Hundreds of conversos, well aware that they had at some time been lax in observing the rules of their faith, came forward to admit their offenses and be reconciled. In Seville the prisons were filled to overflowing with conversos waiting to be interrogated as a result of their voluntary confessions. In Mallorca three hundred persons formed a procession during the first ceremony of contrition in 1488. The tribunal at Toledo initiated its career by reconciling an astonishing total of twenty-four hundred repentant conversos during the year 1486.119 This in no way implied (despite a common but mistaken assumption) that they were judaizers or had tendencies to Judaism. Fear alone was the spur. Faced by the activity of the inquisitors, who now identified as heresy what many converso Christians had accepted as normal practice within the framework of belief, they felt that it was safer to clear their record. There were very many others who did not trust the Inquisition and preferred flight. They wandered from one province to another, always one step ahead of the reverend fathers. The majority, it seems, preferred to take the risk. They confessed and put themselves in the hands of the inquisitors.
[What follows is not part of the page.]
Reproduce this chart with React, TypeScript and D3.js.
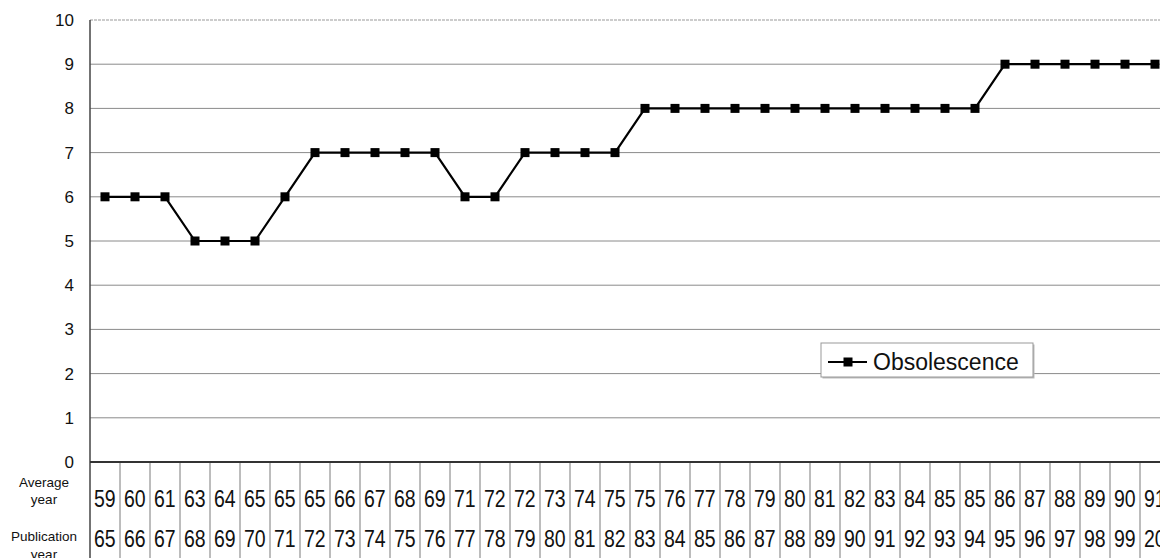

By its willingness to condone the confessions of those who came forward during periods of grace, the Inquisition was accepting that an offense had been committed but that no intended or hidden heresy was involved. Those who confessed and accepted the conditions of penitence were henceforward free of possible disabilities. This optimistic view was obviously not accepted by the conversos, who had been forced into a compromising position that, in the long run, brought them further miseries. “One day when some others and I were talking about the Holy Inquisition,” a resident of Sigüenza stated in 1492, “they said that in Toledo very many had come forward to be reconciled, out of fear that false testimony would be made against them. And I said: Who is there who has not gone to be reconciled out of fear, even though he has done nothing?”120 Some no doubt regretted bitterly that they had voluntarily joined the procession of penitents. “Did you see me yesterday in the procession of the reconciled?” a woman from Cuenca asked a friend in 1492. She burst out weeping: “and she wept a lot for having gone to be reconciled.” “God must be really put out that the reverend fathers do these things, they are devils and are not acting justly.”121 Those who came forward to confess, it appears, did not feel that they had strayed from the Catholic faith.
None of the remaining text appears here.